Artinya, tidak dikatakan seseorang itu muslim ketika dia tidak bersyahadat. Dan inti dari bersyahadat (mengucapkan kalimat tauhid) ini adalah meniadakan tuhan-tuhan manapun selain Allah.

Lain halnya dengan lambang atau bendera bertuliskan kalimat tauhid. Mengapa? Sebab lambang dan bendera yang bertuliskan kalimat tauhid maupun kalimat suci lainnya adalah hasil bentukan budaya yang diberi pemaknaan khusus seperti ekspresi identitas, ekspresi kebanggaan, ekspresi kekuatan, bahkan bisa sebagai ekspresi kekerasan.

Dalam hal ini, derajat kalimat tauhid merupakan hal yang kudus, terbersihkan dari noda apapun. Sedangkan bendera dengan seabrek kalimat suci maupun mantra adalah sesuatu yang profan alias telah tercemari kreasi pikiran, syahwat dan budaya manusia.

Pantaslah kita tak perlu heran, jika teriakan "Allahu Akbar" menjadi nihil nilai keislaman yang cinta damai, ketika digunakan oleh para teroris saat melakukan bom bunuh diri, termasuk beberapa bom yang meledak di negeri tercinta ini.
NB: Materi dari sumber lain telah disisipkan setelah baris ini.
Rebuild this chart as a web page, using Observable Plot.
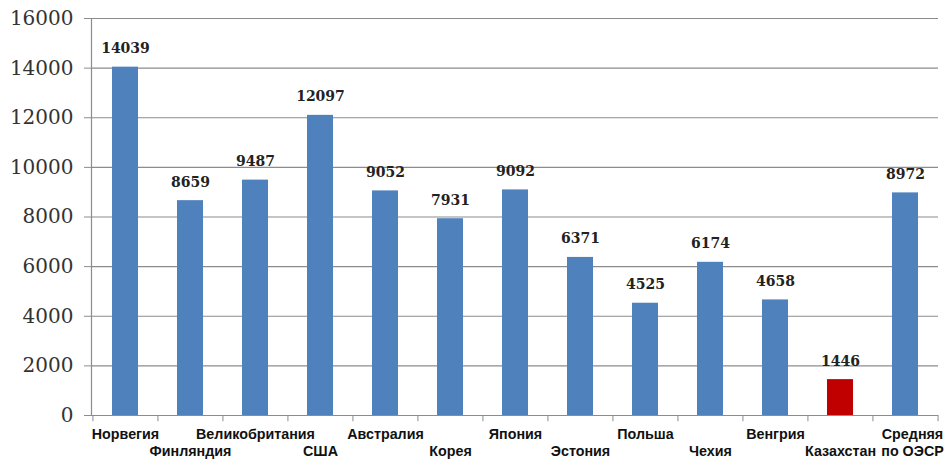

Bukan hanya itu, kelompok radikalis seperti ISIS pun menggunakan kalimat tauhid dalam bendera dengan warna yang sama meskipun berbeda bentuk penulisannya (khot).

Oleh karena itu, tentu saja umat Islam dunia bersepakat bahwa ISIS dan konco-konconya bukan lagi Islam melainkan memanfaatkan penafsiran ajaran Islam secara serampangan demi mendapatkan legitimasi agama untuk berbuat sesuatu yang keji dan biadab.
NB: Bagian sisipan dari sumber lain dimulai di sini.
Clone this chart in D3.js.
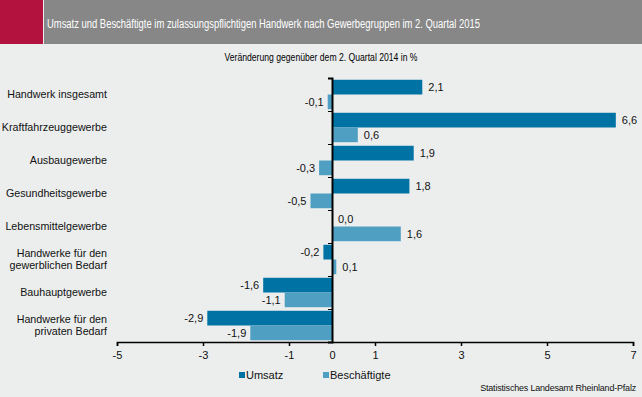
<!DOCTYPE html>
<html><head><meta charset="utf-8">
<script src="https://cdn.jsdelivr.net/npm/d3@7"></script>
<style>body{margin:0;background:#eceeee;}svg{display:block;font-family:"Liberation Sans",Arial,sans-serif;}</style>
</head><body>
<svg id="c" width="642" height="397"></svg>
<script>
const categories = [["Handwerk insgesamt"],["Kraftfahrzeuggewerbe"],["Ausbaugewerbe"],["Gesundheitsgewerbe"],["Lebensmittelgewerbe"],["Handwerke für den","gewerblichen Bedarf"],["Bauhauptgewerbe"],["Handwerke für den","privaten Bedarf"]];
const umsatz = [2.1, 6.6, 1.9, 1.8, 0.0, -0.2, -1.6, -2.9];
const beschaeftigte = [-0.1, 0.6, -0.3, -0.5, 1.6, 0.1, -1.1, -1.9];
const tickValues = [-5, -3, -1, 0, 1, 3, 5, 7];
const seriesNames = ["Umsatz", "Beschäftigte"];
const colors = ["#0072a4", "#4f9fc3"];

const svg = d3.select("#c");
svg.append("rect").attr("width",642).attr("height",397).attr("fill","#eceeee");
svg.append("rect").attr("x",0).attr("y",0).attr("width",43).attr("height",44).attr("fill","#b4123e");
svg.append("rect").attr("x",44).attr("y",0).attr("width",598).attr("height",44).attr("fill","#878787");
svg.append("text").attr("x",47).attr("y",28).attr("fill","#fff").attr("font-size",12.5)
  .attr("textLength",433).attr("lengthAdjust","spacingAndGlyphs")
  .text("Umsatz und Beschäftigte im zulassungspflichtigen Handwerk nach Gewerbegruppen im 2. Quartal 2015");
svg.append("text").attr("x",321).attr("y",61).attr("text-anchor","middle").attr("font-size",11)
  .attr("textLength",193).attr("lengthAdjust","spacingAndGlyphs")
  .text("Veränderung gegenüber dem 2. Quartal 2014 in %");

const x = d3.scaleLinear().domain([-5,7]).range([117,633]);
const y = d3.scaleBand().domain(d3.range(categories.length)).range([78,342]);
const inner = d3.scaleBand().domain([0,1]).range([0,y.bandwidth()]).paddingOuter(0.12);

const series = [umsatz, beschaeftigte];
series.forEach((vals, s) => {
  const g = svg.append("g");
  g.selectAll("rect").data(vals).join("rect")
    .attr("x", d => x(Math.min(0,d)))
    .attr("width", d => Math.abs(x(d)-x(0)))
    .attr("y", (d,i) => y(i)+inner(s))
    .attr("height", inner.bandwidth())
    .attr("fill", colors[s]);
  g.selectAll("text").data(vals).join("text")
    .attr("x", d => d < 0 ? x(d)-4 : x(d)+6)
    .attr("y", (d,i) => y(i)+inner(s)+inner.bandwidth()/2+4)
    .attr("text-anchor", d => d < 0 ? "end" : "start")
    .attr("font-size", 11).attr("fill","#111")
    .text(d => d3.format(".1f")(d).replace(".",",").replace("−","-"));
});

// category labels
const cl = svg.append("g");
categories.forEach((lines,i) => {
  const cy = y(i)+y.bandwidth()/2;
  const t = cl.append("text").attr("text-anchor","end").attr("font-size",10.7).attr("fill","#111");
  lines.forEach((ln,j) => {
    t.append("tspan").attr("x",107).attr("y", cy + 3.5 + (j - (lines.length-1)/2)*12).text(ln);
  });
});

// vertical axis
const yAxis = d3.axisLeft(d3.scaleLinear().domain([0,categories.length]).range([78,342]))
  .tickValues(d3.range(0,categories.length+1)).tickSize(4).tickFormat("");
const ya = svg.append("g").attr("transform",`translate(${x(0)},0)`).call(yAxis);
ya.select(".domain").attr("stroke","#000").attr("stroke-width",2);
ya.selectAll(".tick line").attr("stroke","#000");

// bottom axis
const xAxis = d3.axisBottom(x).tickValues(tickValues).tickSize(4).tickSizeOuter(4)
  .tickFormat(d => String(d));
const xa = svg.append("g").attr("transform","translate(0,342)").call(xAxis);
xa.select(".domain").attr("stroke","#000").attr("stroke-width",1.5);
xa.selectAll(".tick line").attr("stroke","#000").attr("stroke-width",1.5);
xa.selectAll(".tick text").attr("font-size",11).attr("fill","#111").attr("font-family","Liberation Sans, Arial, sans-serif").attr("dy","0.9em");
xa.selectAll(".tick").filter(d => d === 0).select("line").remove();

// legend
const lg = svg.append("g");
const lx = [239, 323];
seriesNames.forEach((n,i) => {
  lg.append("rect").attr("x",lx[i]).attr("y",372).attr("width",6).attr("height",6).attr("fill",colors[i]);
  lg.append("text").attr("x",lx[i]+7).attr("y",378.5).attr("font-size",11).attr("fill","#111").text(n);
});

svg.append("text").attr("x",636).attr("y",391).attr("text-anchor","end").attr("font-size",9).attr("fill","#111")
  .attr("letter-spacing",-0.2)
  .text("Statistisches Landesamt Rheinland-Pfalz");
</script>
</body></html>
Makanya, kalau melihat kasus pembakaran bendera HTI oleh Banser yang berujung digeruduk akis bela bendera tauhid 211 itu, malah menjadi lain pemaknaannya, terendus pula ada itikad lain di luar narasi bela tauhid, seperti yel-yel mendukung kandidat capres-cawapres nomor urut 2 dan fakta lainnya.

Tidak gampang memang membaca situasi ini, tapi dilain sisi, banyak agenda tersusupkan dalam aksi-aksi yang melibatkan banyak orang atau massa besar. Setidaknya, ada tiga tipologi orang yang ikut aksi "bela tauhid":

Pertama, mereka yang datang karena murni kecintaan akan Islam. Orang tipe ini, tidak membaca narasi di balik aksi, sing penting demo bela tauhid, tok. Mereka rela merogok kocek dalam-dalam demi mengembalikan marwah agamanya lewat aksi demonstrasi.

Kedua, mereka yang menjadi pelaksana lapangan berdasarkan instruksi. Mereka ini sebenarnya juga tidak paham narasi di balaik aksi, tapi rela berdemo demi selembar rupiah bahkan nahasnya hanya ikut rame tanpa memahami substansi demonstrasi.

Ketiga, merekalah para sutradara yang turun aksi dengan menitipkan narasi yang diperankan oleh dua kelompok di atas. Apabila berhasil, maka kelompok ini akan segera mengakuisi perjuangan tersebut menjadi milik mereka, bukan milik umat yang datang dengan wajah polos dan berbayar itu. Lantas, kamu masuk tipologi mana?